■ Work to be completed ■
Transcribe the lines below verbatim, skipping the images.

■ Recorded data ■
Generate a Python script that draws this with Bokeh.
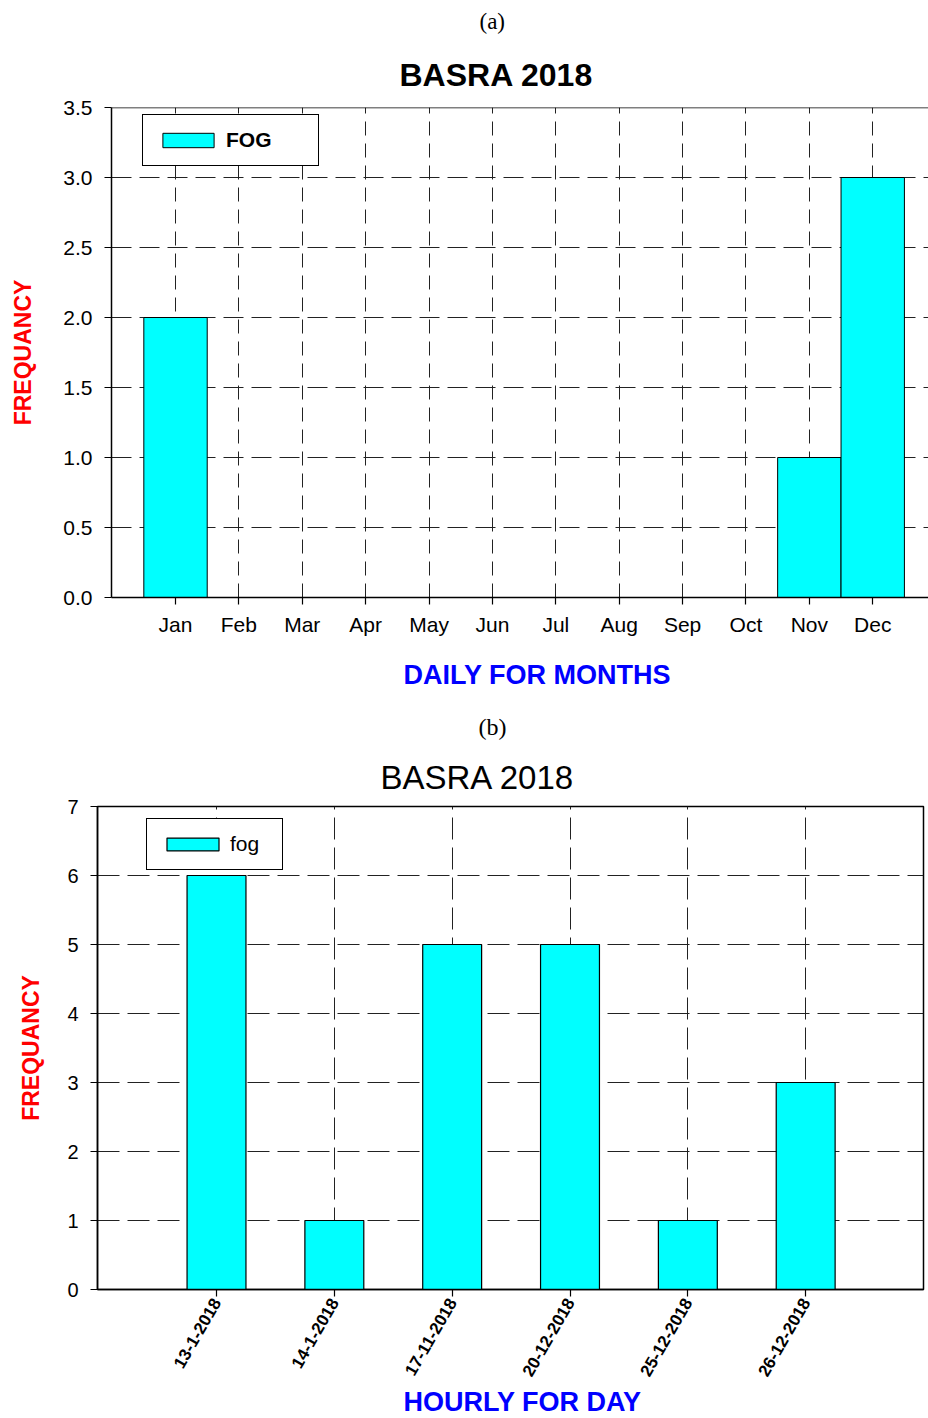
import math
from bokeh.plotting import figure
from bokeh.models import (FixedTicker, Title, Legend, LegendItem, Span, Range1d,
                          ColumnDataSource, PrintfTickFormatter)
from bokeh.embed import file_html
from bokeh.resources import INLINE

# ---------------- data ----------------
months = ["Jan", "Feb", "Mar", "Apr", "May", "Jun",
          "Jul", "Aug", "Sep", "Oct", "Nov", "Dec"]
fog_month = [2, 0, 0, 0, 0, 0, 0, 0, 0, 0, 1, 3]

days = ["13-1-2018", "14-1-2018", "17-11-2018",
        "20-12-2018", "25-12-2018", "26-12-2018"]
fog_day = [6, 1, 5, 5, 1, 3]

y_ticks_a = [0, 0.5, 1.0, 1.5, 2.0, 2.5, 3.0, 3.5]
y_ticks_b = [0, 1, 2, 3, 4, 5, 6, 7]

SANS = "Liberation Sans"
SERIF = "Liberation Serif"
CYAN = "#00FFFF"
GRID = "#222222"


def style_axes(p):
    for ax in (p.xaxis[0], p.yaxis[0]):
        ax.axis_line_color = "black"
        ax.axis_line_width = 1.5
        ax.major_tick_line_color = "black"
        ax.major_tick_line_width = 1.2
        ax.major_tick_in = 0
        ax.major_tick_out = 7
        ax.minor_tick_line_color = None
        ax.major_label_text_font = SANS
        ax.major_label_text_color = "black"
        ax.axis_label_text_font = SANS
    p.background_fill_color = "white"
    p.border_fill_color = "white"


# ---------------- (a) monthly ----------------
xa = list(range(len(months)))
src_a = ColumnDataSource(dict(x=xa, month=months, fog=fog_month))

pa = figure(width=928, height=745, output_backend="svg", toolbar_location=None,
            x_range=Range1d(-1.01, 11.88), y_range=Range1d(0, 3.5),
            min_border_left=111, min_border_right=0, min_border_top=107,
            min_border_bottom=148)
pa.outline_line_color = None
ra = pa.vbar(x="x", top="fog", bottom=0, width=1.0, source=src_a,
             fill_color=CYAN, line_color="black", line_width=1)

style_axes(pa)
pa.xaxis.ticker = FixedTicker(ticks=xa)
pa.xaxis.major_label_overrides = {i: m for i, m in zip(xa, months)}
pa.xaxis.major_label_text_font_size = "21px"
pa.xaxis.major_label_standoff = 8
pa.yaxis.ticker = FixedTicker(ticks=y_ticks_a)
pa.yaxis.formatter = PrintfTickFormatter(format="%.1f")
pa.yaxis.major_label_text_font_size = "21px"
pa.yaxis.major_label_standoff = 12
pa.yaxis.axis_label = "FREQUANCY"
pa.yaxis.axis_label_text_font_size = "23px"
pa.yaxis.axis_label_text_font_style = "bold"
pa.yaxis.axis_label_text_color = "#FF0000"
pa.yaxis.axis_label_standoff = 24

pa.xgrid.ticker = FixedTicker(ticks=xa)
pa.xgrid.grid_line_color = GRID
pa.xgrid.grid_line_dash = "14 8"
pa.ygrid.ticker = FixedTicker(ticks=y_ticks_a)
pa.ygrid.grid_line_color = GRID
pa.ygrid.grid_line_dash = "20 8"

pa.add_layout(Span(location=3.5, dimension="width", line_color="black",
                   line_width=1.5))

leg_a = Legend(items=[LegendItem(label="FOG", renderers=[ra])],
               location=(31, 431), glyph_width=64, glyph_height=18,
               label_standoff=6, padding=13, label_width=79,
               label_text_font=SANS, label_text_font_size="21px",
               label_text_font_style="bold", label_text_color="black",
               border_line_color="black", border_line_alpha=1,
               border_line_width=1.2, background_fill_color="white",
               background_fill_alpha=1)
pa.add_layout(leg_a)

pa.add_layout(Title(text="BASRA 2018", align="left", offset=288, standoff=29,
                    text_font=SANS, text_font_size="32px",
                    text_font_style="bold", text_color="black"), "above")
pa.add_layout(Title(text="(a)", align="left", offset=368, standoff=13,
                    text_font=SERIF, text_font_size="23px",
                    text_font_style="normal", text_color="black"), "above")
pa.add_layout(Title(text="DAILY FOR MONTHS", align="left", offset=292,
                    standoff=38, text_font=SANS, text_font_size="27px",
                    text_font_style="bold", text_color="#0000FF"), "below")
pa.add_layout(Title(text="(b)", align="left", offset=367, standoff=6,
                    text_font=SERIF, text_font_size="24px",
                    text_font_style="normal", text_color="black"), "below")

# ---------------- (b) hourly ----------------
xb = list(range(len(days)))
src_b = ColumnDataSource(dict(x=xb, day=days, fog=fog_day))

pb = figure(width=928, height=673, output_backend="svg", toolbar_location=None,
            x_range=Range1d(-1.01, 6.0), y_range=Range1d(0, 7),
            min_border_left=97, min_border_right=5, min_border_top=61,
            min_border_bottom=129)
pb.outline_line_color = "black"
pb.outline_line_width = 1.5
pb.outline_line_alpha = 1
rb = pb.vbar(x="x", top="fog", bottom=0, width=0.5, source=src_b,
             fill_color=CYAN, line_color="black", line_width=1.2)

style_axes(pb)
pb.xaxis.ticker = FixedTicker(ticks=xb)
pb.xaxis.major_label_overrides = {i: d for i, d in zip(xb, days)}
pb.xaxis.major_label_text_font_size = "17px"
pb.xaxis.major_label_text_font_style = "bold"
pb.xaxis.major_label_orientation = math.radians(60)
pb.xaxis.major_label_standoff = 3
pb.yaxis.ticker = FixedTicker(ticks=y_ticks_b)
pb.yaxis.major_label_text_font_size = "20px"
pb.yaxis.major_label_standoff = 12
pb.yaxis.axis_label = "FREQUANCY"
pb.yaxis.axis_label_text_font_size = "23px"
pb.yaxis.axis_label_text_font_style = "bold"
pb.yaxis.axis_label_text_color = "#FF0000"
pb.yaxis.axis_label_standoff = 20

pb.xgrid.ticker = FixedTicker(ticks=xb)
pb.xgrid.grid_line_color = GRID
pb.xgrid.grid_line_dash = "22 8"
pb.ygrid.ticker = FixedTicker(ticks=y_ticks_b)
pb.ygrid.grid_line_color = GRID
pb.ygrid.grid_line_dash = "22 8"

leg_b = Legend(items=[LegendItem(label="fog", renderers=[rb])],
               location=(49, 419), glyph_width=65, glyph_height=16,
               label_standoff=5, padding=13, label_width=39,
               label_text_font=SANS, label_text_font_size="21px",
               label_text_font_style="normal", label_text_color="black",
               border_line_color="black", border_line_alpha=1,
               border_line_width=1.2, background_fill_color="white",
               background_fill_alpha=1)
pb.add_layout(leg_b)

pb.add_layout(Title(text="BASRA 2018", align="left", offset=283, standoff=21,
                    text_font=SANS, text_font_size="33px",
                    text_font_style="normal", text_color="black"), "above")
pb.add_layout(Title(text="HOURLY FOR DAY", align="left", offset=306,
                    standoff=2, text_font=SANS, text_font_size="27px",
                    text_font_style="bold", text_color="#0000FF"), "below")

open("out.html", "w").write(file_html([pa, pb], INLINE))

■ Task solution ■
Generate a Python script that draws this with Bokeh.
import math
from bokeh.plotting import figure
from bokeh.models import (FixedTicker, Title, Legend, LegendItem, Span, Range1d,
                          ColumnDataSource, PrintfTickFormatter)
from bokeh.embed import file_html
from bokeh.resources import INLINE

# ---------------- data ----------------
months = ["Jan", "Feb", "Mar", "Apr", "May", "Jun",
          "Jul", "Aug", "Sep", "Oct", "Nov", "Dec"]
fog_month = [2, 0, 0, 0, 0, 0, 0, 0, 0, 0, 1, 3]

days = ["13-1-2018", "14-1-2018", "17-11-2018",
        "20-12-2018", "25-12-2018", "26-12-2018"]
fog_day = [6, 1, 5, 5, 1, 3]

y_ticks_a = [0, 0.5, 1.0, 1.5, 2.0, 2.5, 3.0, 3.5]
y_ticks_b = [0, 1, 2, 3, 4, 5, 6, 7]

SANS = "Liberation Sans"
SERIF = "Liberation Serif"
CYAN = "#00FFFF"
GRID = "#222222"


def style_axes(p):
    for ax in (p.xaxis[0], p.yaxis[0]):
        ax.axis_line_color = "black"
        ax.axis_line_width = 1.5
        ax.major_tick_line_color = "black"
        ax.major_tick_line_width = 1.2
        ax.major_tick_in = 0
        ax.major_tick_out = 7
        ax.minor_tick_line_color = None
        ax.major_label_text_font = SANS
        ax.major_label_text_color = "black"
        ax.axis_label_text_font = SANS
    p.background_fill_color = "white"
    p.border_fill_color = "white"


# ---------------- (a) monthly ----------------
xa = list(range(len(months)))
src_a = ColumnDataSource(dict(x=xa, month=months, fog=fog_month))

pa = figure(width=928, height=745, output_backend="svg", toolbar_location=None,
            x_range=Range1d(-1.01, 11.88), y_range=Range1d(0, 3.5),
            min_border_left=111, min_border_right=0, min_border_top=107,
            min_border_bottom=148)
pa.outline_line_color = None
ra = pa.vbar(x="x", top="fog", bottom=0, width=1.0, source=src_a,
             fill_color=CYAN, line_color="black", line_width=1)

style_axes(pa)
pa.xaxis.ticker = FixedTicker(ticks=xa)
pa.xaxis.major_label_overrides = {i: m for i, m in zip(xa, months)}
pa.xaxis.major_label_text_font_size = "21px"
pa.xaxis.major_label_standoff = 8
pa.yaxis.ticker = FixedTicker(ticks=y_ticks_a)
pa.yaxis.formatter = PrintfTickFormatter(format="%.1f")
pa.yaxis.major_label_text_font_size = "21px"
pa.yaxis.major_label_standoff = 12
pa.yaxis.axis_label = "FREQUANCY"
pa.yaxis.axis_label_text_font_size = "23px"
pa.yaxis.axis_label_text_font_style = "bold"
pa.yaxis.axis_label_text_color = "#FF0000"
pa.yaxis.axis_label_standoff = 24

pa.xgrid.ticker = FixedTicker(ticks=xa)
pa.xgrid.grid_line_color = GRID
pa.xgrid.grid_line_dash = "14 8"
pa.ygrid.ticker = FixedTicker(ticks=y_ticks_a)
pa.ygrid.grid_line_color = GRID
pa.ygrid.grid_line_dash = "20 8"

pa.add_layout(Span(location=3.5, dimension="width", line_color="black",
                   line_width=1.5))

leg_a = Legend(items=[LegendItem(label="FOG", renderers=[ra])],
               location=(31, 431), glyph_width=64, glyph_height=18,
               label_standoff=6, padding=13, label_width=79,
               label_text_font=SANS, label_text_font_size="21px",
               label_text_font_style="bold", label_text_color="black",
               border_line_color="black", border_line_alpha=1,
               border_line_width=1.2, background_fill_color="white",
               background_fill_alpha=1)
pa.add_layout(leg_a)

pa.add_layout(Title(text="BASRA 2018", align="left", offset=288, standoff=29,
                    text_font=SANS, text_font_size="32px",
                    text_font_style="bold", text_color="black"), "above")
pa.add_layout(Title(text="(a)", align="left", offset=368, standoff=13,
                    text_font=SERIF, text_font_size="23px",
                    text_font_style="normal", text_color="black"), "above")
pa.add_layout(Title(text="DAILY FOR MONTHS", align="left", offset=292,
                    standoff=38, text_font=SANS, text_font_size="27px",
                    text_font_style="bold", text_color="#0000FF"), "below")
pa.add_layout(Title(text="(b)", align="left", offset=367, standoff=6,
                    text_font=SERIF, text_font_size="24px",
                    text_font_style="normal", text_color="black"), "below")

# ---------------- (b) hourly ----------------
xb = list(range(len(days)))
src_b = ColumnDataSource(dict(x=xb, day=days, fog=fog_day))

pb = figure(width=928, height=673, output_backend="svg", toolbar_location=None,
            x_range=Range1d(-1.01, 6.0), y_range=Range1d(0, 7),
            min_border_left=97, min_border_right=5, min_border_top=61,
            min_border_bottom=129)
pb.outline_line_color = "black"
pb.outline_line_width = 1.5
pb.outline_line_alpha = 1
rb = pb.vbar(x="x", top="fog", bottom=0, width=0.5, source=src_b,
             fill_color=CYAN, line_color="black", line_width=1.2)

style_axes(pb)
pb.xaxis.ticker = FixedTicker(ticks=xb)
pb.xaxis.major_label_overrides = {i: d for i, d in zip(xb, days)}
pb.xaxis.major_label_text_font_size = "17px"
pb.xaxis.major_label_text_font_style = "bold"
pb.xaxis.major_label_orientation = math.radians(60)
pb.xaxis.major_label_standoff = 3
pb.yaxis.ticker = FixedTicker(ticks=y_ticks_b)
pb.yaxis.major_label_text_font_size = "20px"
pb.yaxis.major_label_standoff = 12
pb.yaxis.axis_label = "FREQUANCY"
pb.yaxis.axis_label_text_font_size = "23px"
pb.yaxis.axis_label_text_font_style = "bold"
pb.yaxis.axis_label_text_color = "#FF0000"
pb.yaxis.axis_label_standoff = 20

pb.xgrid.ticker = FixedTicker(ticks=xb)
pb.xgrid.grid_line_color = GRID
pb.xgrid.grid_line_dash = "22 8"
pb.ygrid.ticker = FixedTicker(ticks=y_ticks_b)
pb.ygrid.grid_line_color = GRID
pb.ygrid.grid_line_dash = "22 8"

leg_b = Legend(items=[LegendItem(label="fog", renderers=[rb])],
               location=(49, 419), glyph_width=65, glyph_height=16,
               label_standoff=5, padding=13, label_width=39,
               label_text_font=SANS, label_text_font_size="21px",
               label_text_font_style="normal", label_text_color="black",
               border_line_color="black", border_line_alpha=1,
               border_line_width=1.2, background_fill_color="white",
               background_fill_alpha=1)
pb.add_layout(leg_b)

pb.add_layout(Title(text="BASRA 2018", align="left", offset=283, standoff=21,
                    text_font=SANS, text_font_size="33px",
                    text_font_style="normal", text_color="black"), "above")
pb.add_layout(Title(text="HOURLY FOR DAY", align="left", offset=306,
                    standoff=2, text_font=SANS, text_font_size="27px",
                    text_font_style="bold", text_color="#0000FF"), "below")

open("out.html", "w").write(file_html([pa, pb], INLINE))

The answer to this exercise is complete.